# Your task
Each line that holds the word "LaTeX" should be returned.

(Rows from a dataset)
○ ○ ○ ○ ○ ○ ○
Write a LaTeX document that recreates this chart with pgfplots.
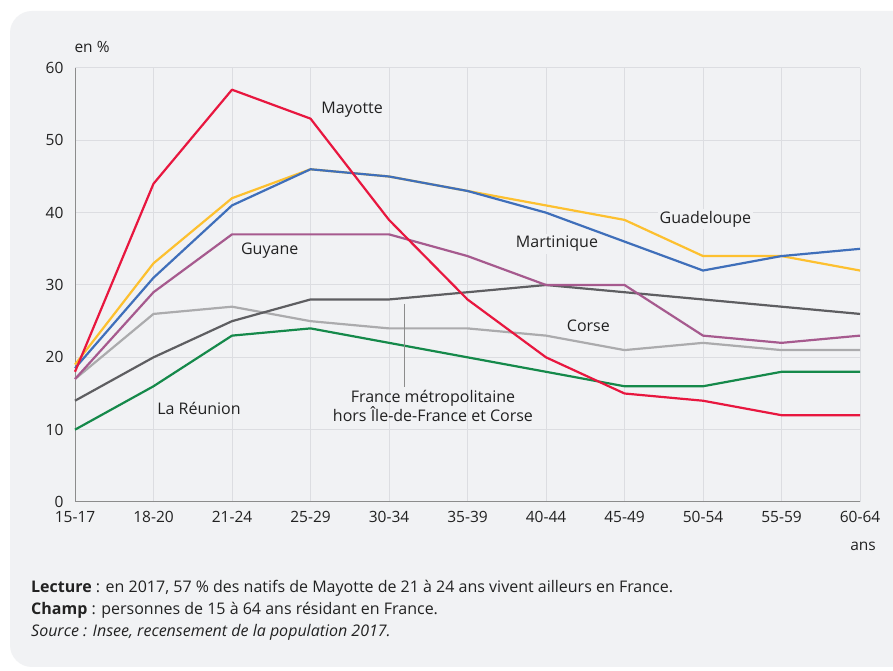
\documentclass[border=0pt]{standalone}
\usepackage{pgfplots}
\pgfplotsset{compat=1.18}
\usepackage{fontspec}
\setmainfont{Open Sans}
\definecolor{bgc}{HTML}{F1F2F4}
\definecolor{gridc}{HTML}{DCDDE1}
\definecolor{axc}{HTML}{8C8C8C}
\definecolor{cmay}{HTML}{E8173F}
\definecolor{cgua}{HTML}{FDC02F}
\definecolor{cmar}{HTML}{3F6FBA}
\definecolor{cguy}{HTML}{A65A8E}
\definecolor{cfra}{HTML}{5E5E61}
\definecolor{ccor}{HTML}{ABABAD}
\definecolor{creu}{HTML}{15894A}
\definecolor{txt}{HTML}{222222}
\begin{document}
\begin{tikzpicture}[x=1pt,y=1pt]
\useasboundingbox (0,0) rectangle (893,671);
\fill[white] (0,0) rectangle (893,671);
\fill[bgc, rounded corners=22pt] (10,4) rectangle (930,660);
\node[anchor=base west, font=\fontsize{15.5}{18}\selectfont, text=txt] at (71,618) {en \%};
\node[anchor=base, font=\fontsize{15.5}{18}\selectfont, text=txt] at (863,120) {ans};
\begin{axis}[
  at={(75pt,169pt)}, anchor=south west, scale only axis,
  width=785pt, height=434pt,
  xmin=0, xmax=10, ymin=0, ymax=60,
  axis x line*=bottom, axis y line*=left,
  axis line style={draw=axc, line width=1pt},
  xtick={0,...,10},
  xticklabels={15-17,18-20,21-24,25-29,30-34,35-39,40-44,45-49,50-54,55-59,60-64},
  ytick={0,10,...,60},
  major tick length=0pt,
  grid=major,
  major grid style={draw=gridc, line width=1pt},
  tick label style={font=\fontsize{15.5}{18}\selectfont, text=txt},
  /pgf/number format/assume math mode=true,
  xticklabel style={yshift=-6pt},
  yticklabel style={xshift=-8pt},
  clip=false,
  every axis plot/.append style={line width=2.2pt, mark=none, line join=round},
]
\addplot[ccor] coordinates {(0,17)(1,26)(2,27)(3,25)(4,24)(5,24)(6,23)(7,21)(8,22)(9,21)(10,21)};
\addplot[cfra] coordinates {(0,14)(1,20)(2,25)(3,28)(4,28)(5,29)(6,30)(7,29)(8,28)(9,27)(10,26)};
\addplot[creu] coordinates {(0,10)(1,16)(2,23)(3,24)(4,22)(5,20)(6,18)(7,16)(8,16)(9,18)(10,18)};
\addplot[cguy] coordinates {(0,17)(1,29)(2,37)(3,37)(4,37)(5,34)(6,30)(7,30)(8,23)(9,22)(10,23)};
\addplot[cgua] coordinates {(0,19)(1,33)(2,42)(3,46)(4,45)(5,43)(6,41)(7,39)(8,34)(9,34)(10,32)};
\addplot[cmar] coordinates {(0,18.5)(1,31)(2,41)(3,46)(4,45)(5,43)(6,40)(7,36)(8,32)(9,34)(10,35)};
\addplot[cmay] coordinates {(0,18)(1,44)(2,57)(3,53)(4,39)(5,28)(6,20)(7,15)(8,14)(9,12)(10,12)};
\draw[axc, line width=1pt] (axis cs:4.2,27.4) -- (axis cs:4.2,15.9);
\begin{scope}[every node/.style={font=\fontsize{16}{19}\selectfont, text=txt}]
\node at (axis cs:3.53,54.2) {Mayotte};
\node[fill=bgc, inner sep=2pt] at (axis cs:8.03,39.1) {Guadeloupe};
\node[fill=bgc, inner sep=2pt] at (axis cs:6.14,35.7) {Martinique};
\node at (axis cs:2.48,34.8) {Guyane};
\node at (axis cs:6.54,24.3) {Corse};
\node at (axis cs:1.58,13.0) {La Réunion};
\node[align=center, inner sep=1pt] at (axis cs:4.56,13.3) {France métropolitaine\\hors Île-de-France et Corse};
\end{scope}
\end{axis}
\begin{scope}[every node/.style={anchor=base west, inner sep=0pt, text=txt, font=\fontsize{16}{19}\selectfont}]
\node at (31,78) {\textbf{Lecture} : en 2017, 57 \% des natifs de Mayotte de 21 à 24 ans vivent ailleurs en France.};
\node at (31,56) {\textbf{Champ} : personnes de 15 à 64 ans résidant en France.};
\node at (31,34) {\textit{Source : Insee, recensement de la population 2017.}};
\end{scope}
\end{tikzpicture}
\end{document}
○ ○ ○ ○ ○ ○ ○
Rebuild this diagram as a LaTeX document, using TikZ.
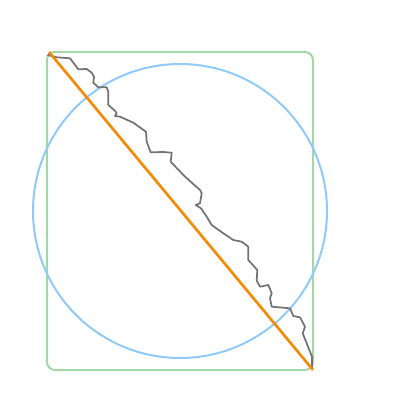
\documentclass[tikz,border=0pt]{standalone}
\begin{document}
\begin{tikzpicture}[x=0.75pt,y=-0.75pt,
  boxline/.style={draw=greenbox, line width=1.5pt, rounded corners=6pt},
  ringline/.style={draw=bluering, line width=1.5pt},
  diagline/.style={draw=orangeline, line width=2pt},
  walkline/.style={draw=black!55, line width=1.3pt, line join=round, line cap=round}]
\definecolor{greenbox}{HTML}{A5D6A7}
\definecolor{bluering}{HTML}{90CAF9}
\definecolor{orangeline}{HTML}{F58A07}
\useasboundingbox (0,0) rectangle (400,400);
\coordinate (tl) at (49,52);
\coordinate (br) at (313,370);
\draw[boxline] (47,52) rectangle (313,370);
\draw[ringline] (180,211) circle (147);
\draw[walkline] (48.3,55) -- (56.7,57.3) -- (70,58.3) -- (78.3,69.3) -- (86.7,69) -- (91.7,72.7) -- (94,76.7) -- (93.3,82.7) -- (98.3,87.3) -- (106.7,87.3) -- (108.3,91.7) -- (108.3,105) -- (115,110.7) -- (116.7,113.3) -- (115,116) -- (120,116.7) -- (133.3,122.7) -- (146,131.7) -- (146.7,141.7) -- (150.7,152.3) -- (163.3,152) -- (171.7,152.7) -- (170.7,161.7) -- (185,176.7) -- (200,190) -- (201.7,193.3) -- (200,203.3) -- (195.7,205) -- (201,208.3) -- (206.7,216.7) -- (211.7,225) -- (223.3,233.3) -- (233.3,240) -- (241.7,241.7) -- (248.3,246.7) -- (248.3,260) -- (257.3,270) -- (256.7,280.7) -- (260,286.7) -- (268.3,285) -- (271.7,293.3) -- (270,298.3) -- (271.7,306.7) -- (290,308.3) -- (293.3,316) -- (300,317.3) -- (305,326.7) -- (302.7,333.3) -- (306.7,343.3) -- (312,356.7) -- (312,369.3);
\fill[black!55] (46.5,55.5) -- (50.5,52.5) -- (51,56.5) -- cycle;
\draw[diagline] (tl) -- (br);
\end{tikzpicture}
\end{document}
○ ○ ○ ○ ○ ○ ○
# Response to this exercise
Write a LaTeX document that recreates this chart with pgfplots.
Rebuild this diagram as a LaTeX document, using TikZ.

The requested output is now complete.